Despite all these efforts, the situation on the ground speaks of profound challenges. Pakistan Demographic and Health Survey (PDHS) 2017-18 showed that 34 percent of married women (age 15 to 49) have experienced spousal physical, sexual or emotional violence. The most common type of spousal violence is emotional violence (26 percent), followed by physical violence (23 percent). Of this, 56 percent of women never sought help due to socio-cultural barriers, economic dependency and lack of information, accessibility as well as lack of existence of support systems such as healthcare and psycho-social support services.
The Social Development Organisation (SSDO) Annual Report 2020 on incidents of violence and harassment against women and children in Pakistan says that in the year 2020, 9,401 incidents of violence against women were reported in Pakistan. There were 1,422 cases of domestic violence, 15,714 cases of kidnapping, 4,321 cases of rape, 1,118 cases of honor killings and 1,980 cases of child abuse. The organisation believes that the statistics are just the tip of the iceberg.
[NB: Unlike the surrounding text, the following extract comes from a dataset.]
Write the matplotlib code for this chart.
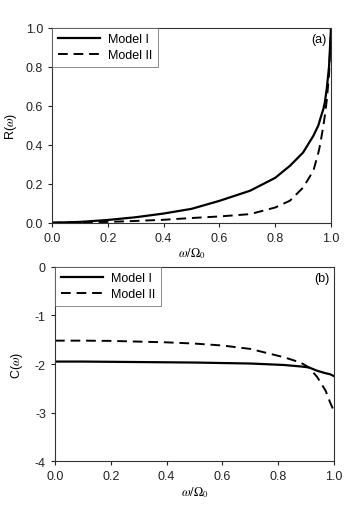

“Pakistan does have good laws which tend to curb violence against women, but some provisions of Qisas and Diyat in the PPC major are misused and abused to provide relief to the offenders, like blood money and waiver of Qisas in incidents of murder. The major flaw lies in weak institutional mechanisms that rest entirely on police and criminal justice system. This is the weakest area and requires radical reform. This has not developed into a deterrent force,” says Aurat Foundation executive director Naeem Ahmed Mirza.
Besides that, every institution has its own helpline. The long list of public and private helpline numbers is hard to remember and only a limited number of people are aware of the existence of these mechanisms and helplines. Recently, Prime Minister Imran Khan announced the launching of a consolidated helpline but the project has yet to see the light of day.
The shelter homes and crisis centres are under-resourced and too few. A majority of these centres provide shelter to distressed women for 24 to 72 hours. The survivors are then moved to Darul Amans which operate like sub-jails. There is ample awareness of rights among women but there is no economic rehabilitation plan for those who decide to come out of a violent situation. No woman can decide to leave home to end up in a jail-like situation in a Darul Aman.
The commissions created to observe and report violation of human rights and women rights at federal level, the National Commission on the Status of Women and National Commission on Human Rights, did not have chairpersons for two years. This makes them almost inactive. Provincial commissions fail to make a difference mostly due to lack of funds and structural support.
Women police stations are under-staffed, under-resourced and inaccessible for survivors of violence against women. There are too few of them in any case. A women violence survivor in Dir cannot reasonably be expected to register her case at a Peshawar women police station.
In short, mechanisms created by governments to protect women fail to deliver effectively. There is clear lack of synergy among essential service providers that deal with cases of violence against women including health, police, justice and social services departments. Only a coordinated effort among these departments can significantly mitigate the consequences that violence has on the well-being, health and safety of women and girls, assist in the recovery and empowerment of women, and stop violence from recurring.